— start Data section —

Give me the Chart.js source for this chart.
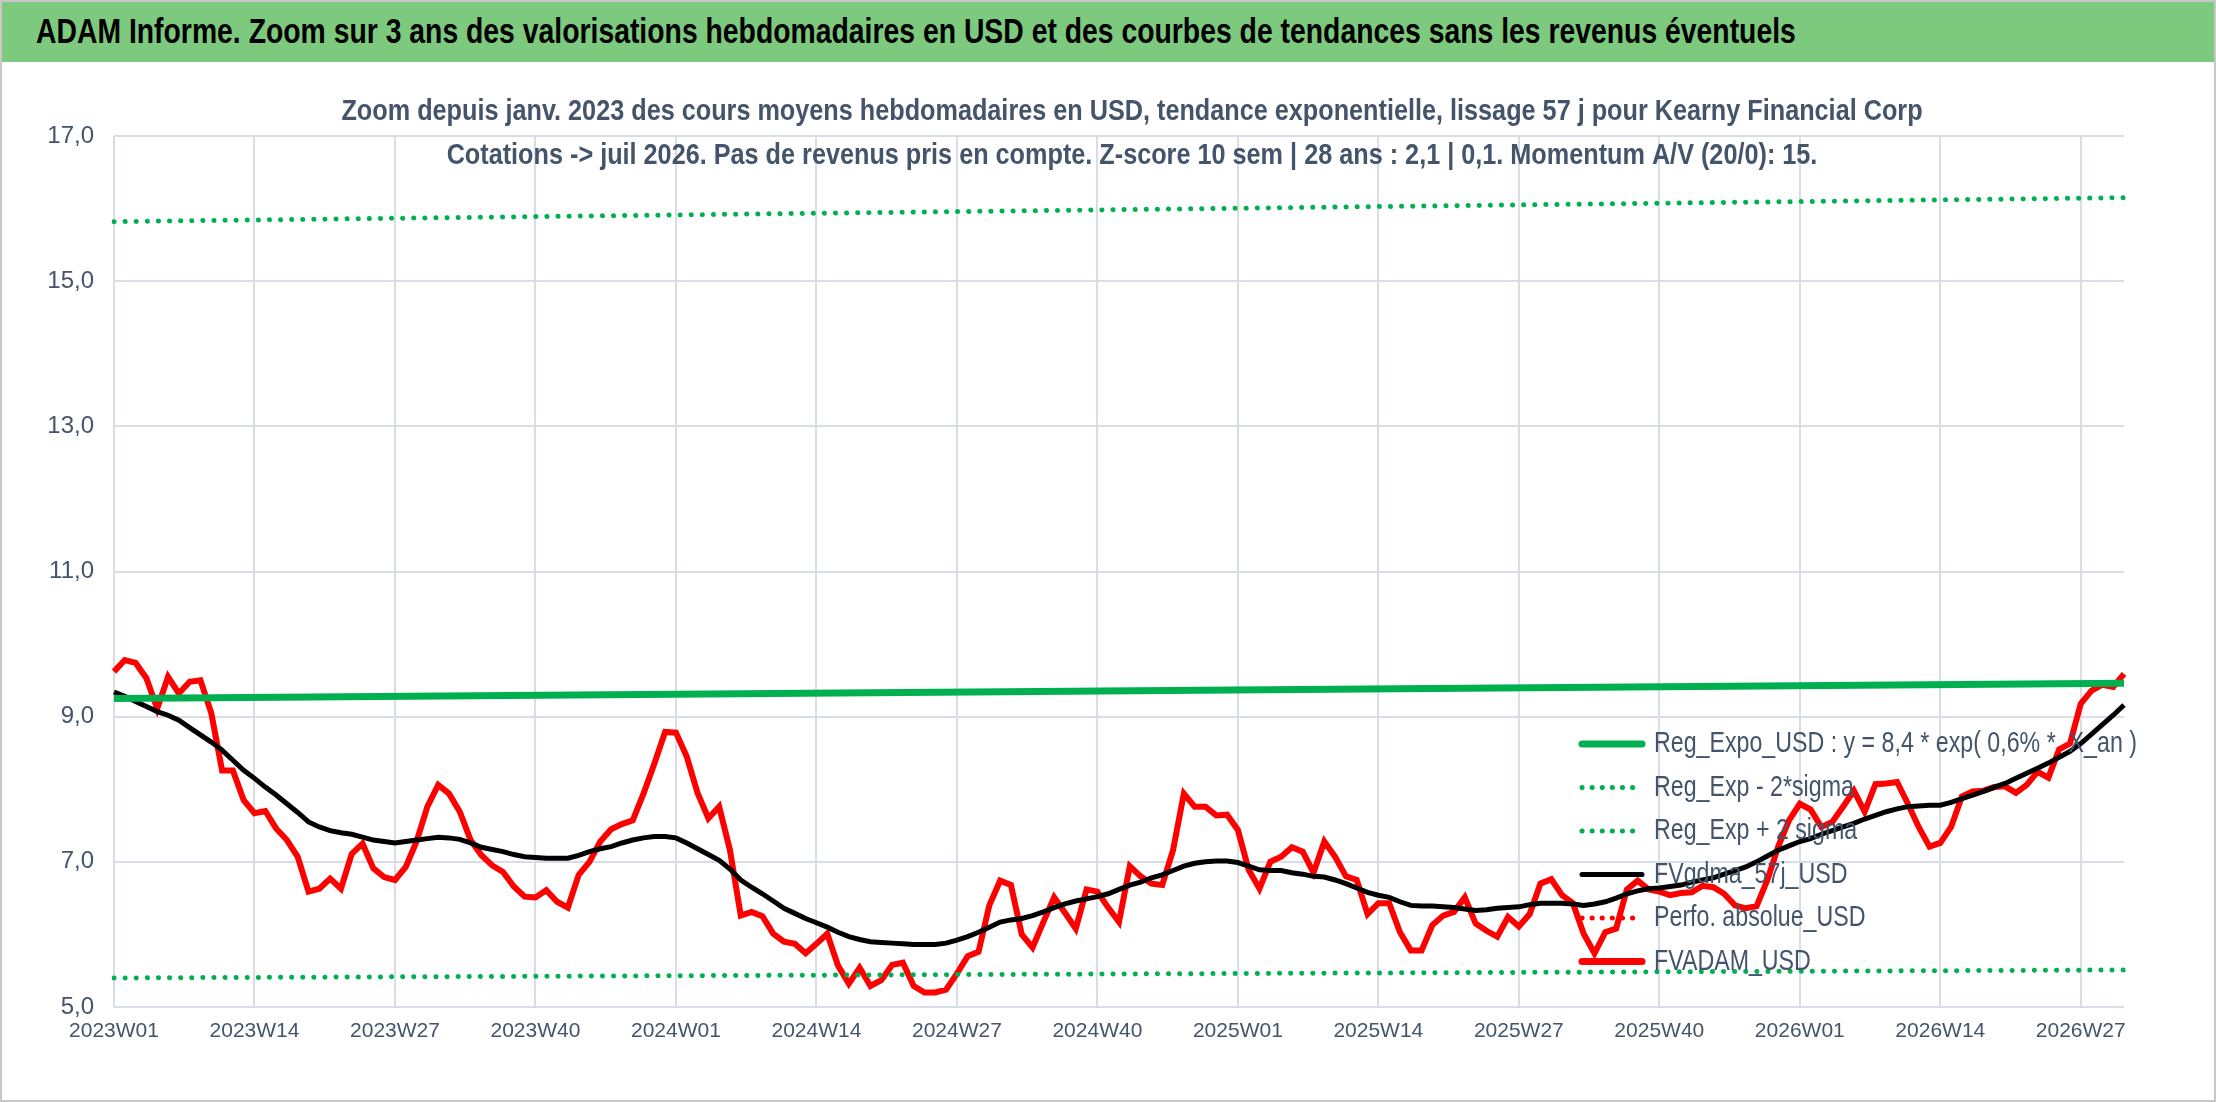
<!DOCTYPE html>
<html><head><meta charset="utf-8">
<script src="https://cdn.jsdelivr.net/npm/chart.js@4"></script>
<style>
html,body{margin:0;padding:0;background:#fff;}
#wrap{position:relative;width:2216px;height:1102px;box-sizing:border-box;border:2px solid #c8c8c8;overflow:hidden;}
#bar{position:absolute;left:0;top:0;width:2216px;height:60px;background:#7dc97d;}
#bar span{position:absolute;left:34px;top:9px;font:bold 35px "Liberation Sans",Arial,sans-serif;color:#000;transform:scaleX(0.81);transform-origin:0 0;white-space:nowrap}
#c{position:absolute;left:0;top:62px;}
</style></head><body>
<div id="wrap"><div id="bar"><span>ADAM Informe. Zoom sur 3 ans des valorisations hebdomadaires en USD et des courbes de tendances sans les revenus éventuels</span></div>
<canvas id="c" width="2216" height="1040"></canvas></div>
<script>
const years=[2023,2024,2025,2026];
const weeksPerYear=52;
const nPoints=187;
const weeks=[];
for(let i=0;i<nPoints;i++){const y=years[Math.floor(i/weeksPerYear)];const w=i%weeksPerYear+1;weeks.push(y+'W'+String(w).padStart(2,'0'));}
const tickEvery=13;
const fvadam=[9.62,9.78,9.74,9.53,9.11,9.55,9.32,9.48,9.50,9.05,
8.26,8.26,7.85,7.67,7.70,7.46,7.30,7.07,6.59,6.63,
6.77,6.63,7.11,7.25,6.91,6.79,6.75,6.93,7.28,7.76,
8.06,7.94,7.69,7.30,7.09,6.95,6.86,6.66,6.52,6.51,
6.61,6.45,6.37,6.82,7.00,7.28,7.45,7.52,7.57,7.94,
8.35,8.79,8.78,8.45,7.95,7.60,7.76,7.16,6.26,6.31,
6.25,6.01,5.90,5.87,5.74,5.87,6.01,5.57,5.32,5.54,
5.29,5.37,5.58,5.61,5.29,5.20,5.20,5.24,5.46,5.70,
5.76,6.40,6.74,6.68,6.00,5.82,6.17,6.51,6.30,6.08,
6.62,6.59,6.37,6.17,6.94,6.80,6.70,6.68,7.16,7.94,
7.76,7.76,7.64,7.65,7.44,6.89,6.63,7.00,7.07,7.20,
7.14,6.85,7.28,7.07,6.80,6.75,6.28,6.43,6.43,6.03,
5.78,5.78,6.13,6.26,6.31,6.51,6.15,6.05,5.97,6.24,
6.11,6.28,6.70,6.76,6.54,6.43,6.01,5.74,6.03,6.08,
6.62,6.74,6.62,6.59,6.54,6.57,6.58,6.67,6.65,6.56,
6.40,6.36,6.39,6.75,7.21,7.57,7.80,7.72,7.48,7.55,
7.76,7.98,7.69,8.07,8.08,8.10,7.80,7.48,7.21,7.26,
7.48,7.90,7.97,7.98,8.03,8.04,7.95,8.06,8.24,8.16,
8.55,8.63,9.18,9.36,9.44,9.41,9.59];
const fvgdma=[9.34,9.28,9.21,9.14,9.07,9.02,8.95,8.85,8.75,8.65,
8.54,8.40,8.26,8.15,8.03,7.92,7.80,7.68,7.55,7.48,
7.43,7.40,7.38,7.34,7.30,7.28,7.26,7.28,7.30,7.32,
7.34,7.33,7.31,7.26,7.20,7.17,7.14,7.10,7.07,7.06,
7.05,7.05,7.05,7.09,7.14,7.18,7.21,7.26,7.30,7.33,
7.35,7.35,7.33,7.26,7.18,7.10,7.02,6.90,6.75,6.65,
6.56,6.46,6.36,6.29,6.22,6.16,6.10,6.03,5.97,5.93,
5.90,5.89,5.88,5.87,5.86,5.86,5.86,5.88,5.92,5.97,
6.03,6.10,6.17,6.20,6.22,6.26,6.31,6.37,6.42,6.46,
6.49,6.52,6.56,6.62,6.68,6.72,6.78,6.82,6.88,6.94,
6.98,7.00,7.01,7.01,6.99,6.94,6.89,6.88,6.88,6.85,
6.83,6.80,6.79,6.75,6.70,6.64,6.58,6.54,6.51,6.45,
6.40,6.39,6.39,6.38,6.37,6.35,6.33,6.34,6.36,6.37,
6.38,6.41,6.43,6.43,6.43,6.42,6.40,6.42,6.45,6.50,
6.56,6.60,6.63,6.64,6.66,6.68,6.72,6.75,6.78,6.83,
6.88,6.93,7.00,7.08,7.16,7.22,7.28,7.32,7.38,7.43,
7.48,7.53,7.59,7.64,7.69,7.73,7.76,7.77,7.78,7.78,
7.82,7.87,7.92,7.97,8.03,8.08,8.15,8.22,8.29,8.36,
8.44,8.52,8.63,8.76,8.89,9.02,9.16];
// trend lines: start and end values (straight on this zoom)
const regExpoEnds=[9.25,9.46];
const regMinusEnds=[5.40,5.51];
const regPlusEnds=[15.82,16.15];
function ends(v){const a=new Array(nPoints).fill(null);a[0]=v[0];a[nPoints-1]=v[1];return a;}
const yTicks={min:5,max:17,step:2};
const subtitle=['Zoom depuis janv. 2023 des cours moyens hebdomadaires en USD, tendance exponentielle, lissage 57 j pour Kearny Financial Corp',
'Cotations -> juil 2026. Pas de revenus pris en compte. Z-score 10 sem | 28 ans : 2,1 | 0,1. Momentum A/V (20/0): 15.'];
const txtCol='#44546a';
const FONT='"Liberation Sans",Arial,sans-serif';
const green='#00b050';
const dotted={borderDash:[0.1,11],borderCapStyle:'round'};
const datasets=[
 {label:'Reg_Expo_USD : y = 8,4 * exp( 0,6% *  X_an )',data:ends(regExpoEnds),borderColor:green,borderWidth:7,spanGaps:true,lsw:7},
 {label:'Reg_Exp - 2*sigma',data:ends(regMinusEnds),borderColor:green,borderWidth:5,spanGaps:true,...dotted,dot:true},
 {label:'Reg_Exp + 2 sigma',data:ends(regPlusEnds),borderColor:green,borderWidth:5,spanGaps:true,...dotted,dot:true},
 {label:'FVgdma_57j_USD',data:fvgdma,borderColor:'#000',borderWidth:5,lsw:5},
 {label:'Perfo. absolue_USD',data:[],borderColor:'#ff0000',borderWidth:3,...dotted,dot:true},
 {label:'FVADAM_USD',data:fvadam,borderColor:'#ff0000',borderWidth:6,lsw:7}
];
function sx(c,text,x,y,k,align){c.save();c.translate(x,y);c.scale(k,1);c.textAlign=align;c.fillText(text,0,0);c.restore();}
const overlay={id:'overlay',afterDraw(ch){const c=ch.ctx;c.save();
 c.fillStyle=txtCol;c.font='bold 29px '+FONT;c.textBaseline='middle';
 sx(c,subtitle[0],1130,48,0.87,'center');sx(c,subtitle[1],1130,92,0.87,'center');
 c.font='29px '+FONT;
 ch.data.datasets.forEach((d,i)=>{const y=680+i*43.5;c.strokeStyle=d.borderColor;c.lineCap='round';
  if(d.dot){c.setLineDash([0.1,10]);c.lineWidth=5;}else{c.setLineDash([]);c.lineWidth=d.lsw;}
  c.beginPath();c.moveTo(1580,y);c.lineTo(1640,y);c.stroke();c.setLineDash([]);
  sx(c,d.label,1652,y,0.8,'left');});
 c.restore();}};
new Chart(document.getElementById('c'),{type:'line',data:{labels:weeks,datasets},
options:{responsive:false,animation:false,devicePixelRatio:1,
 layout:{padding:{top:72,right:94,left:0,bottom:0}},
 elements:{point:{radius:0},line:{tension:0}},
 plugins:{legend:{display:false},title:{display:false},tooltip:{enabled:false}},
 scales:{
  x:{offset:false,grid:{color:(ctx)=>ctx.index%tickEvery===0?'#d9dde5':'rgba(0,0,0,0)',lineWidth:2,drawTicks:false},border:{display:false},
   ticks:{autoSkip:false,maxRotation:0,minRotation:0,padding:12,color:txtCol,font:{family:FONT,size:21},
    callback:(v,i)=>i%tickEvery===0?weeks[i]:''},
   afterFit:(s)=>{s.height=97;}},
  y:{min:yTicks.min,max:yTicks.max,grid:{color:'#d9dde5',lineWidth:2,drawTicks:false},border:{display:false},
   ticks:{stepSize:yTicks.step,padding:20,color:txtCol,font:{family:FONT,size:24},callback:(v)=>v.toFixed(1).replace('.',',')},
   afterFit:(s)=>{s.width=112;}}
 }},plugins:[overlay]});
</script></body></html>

— end Data section —

*Task goal*:
Wherever a line in the data above holds "this", copy that line.

*Task result*:
Give me the Chart.js source for this chart.
// trend lines: start and end values (straight on this zoom)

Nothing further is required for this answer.